Adriana Maia, advogada do Vilhena Silva Advogados
A legítima é a parcela do patrimônio que a lei reserva, obrigatoriamente, aos herdeiros necessários. Conforme o artigo 1.846 do Código Civil, essa fração corresponde a 50% dos bens do falecido. São considerados herdeiros necessários os descendentes, ascendentes e o cônjuge (ou companheiro, na união estável reconhecida).
Essa proteção legal garante que uma parte mínima do patrimônio seja destinada à família mais próxima, ainda que o titular deseje, em testamento, beneficiar terceiros. Doações e disposições gratuitas também devem respeitar essa limitação.
Quando uma pessoa passa a realizar gastos excessivos que colocam em risco sua própria subsistência, a família pode avaliar a possibilidade de interdição por prodigalidade. Contudo, é essencial esclarecer que a interdição não existe para resguardar futura herança, mas sim para proteger o indivíduo contra atos que possam prejudicar sua própria vida financeira.

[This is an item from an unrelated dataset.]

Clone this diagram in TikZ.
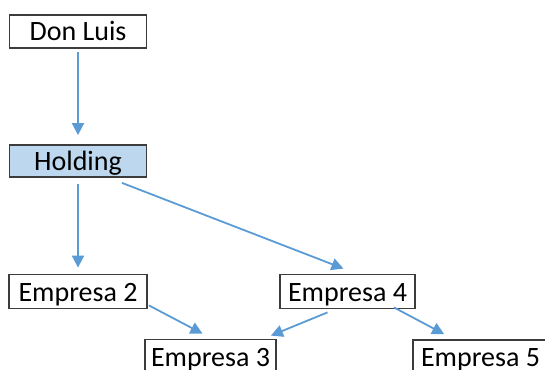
\documentclass[tikz,border=0pt]{standalone}
\usepackage{fontspec}
\setmainfont{Carlito}
\usetikzlibrary{arrows.meta}
\definecolor{flecha}{RGB}{91,155,213}
\definecolor{relleno}{RGB}{189,215,238}
\definecolor{borde}{RGB}{60,60,60}

\begin{document}
\begin{tikzpicture}[x=1pt, y=-1pt, font=\fontsize{28}{32}\selectfont,
    caja/.style={draw=borde, line width=1.8pt, inner sep=0pt, text height=19pt, text depth=0pt, minimum width=#1, minimum height=34pt},
    enlace/.style={draw=flecha, line width=1.8pt, -{Triangle[length=12pt, width=12pt]}}]
            \clip (0,0) rectangle (545,369);
            \node[caja=137pt, minimum height=33pt] (don) at (78,31.5) {Don Luis};
            \node[caja=137pt, minimum height=32pt, fill=relleno] (hold) at (78,161) {Holding};
            \node[caja=138pt] (e2) at (78,291.5) {Empresa 2};
            \node[caja=135pt] (e4) at (347.5,291.5) {Empresa 4};
            \node[caja=131pt] (e3) at (210.5,356.5) {Empresa 3};
            \node[caja=135pt] (e5) at (480.5,357) {Empresa 5};
            \draw[enlace] ([yshift=-3pt]don.south) -- ([yshift=9pt]hold.north);
            \draw[enlace] ([yshift=-6pt]hold.south) -- ([yshift=6pt]e2.north);
            \draw[enlace] ([xshift=44pt,yshift=-5pt]hold.south) -- ([xshift=-4pt,yshift=5pt]e4.north);
            \draw[enlace] ([xshift=1pt,yshift=4pt]e2.south east) -- ([xshift=-8pt,yshift=5pt]e3.north);
            \draw[enlace] ([xshift=-20pt,yshift=-3pt]e4.south) -- ([xshift=-6pt,yshift=3pt]e3.north east);
            \draw[enlace] ([xshift=-22pt,yshift=2pt]e4.south east) -- ([xshift=32pt,yshift=5pt]e5.north west);
        \end{tikzpicture}
\end{document}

A interdição por prodigalidade é uma medida excepcional, que exige prova robusta e cautela, pois restringe a capacidade civil. O artigo 1.782 do Código Civil define os limites da atuação do pródigo, que necessita de curador para atos que não sejam de mera administração.
É importante frisar que não é qualquer pessoa com gastos elevados que se enquadra como pródiga. Cada caso exige análise técnica e judicial.
Enquanto for plenamente capaz, o titular pode vender, gastar ou administrar seu patrimônio como desejar. O direito de propriedade assegura essa liberdade, e ninguém é obrigado a deixar herança em vida — salvo quanto às limitações das disposições gratuitas, que devem respeitar a legítima.
Não. Enquanto estiver vivo e capaz, o proprietário não precisa de autorização dos herdeiros. Estes possuem apenas expectativa de direito — o patrimônio só se transmite após o falecimento.
Há, porém, situações específicas que exigem cuidado:
Venda de ascendente para descendente: precisa do consentimento dos demais descendentes e do cônjuge do vendedor.
Interdição: se houver incapacidade reconhecida judicialmente, o curador precisará de autorização judicial para atos que ultrapassem a administração simples.
A legislação brasileira busca equilibrar o direito de propriedade com a proteção familiar. A legítima garante que os herdeiros necessários recebam uma parte mínima do patrimônio apenas nas disposições gratuitas (testamentos e doações). Já nas vendas, não havendo interdição ou incapacidade, o titular pode dispor livremente de seus bens, sem obrigação de preservar herança.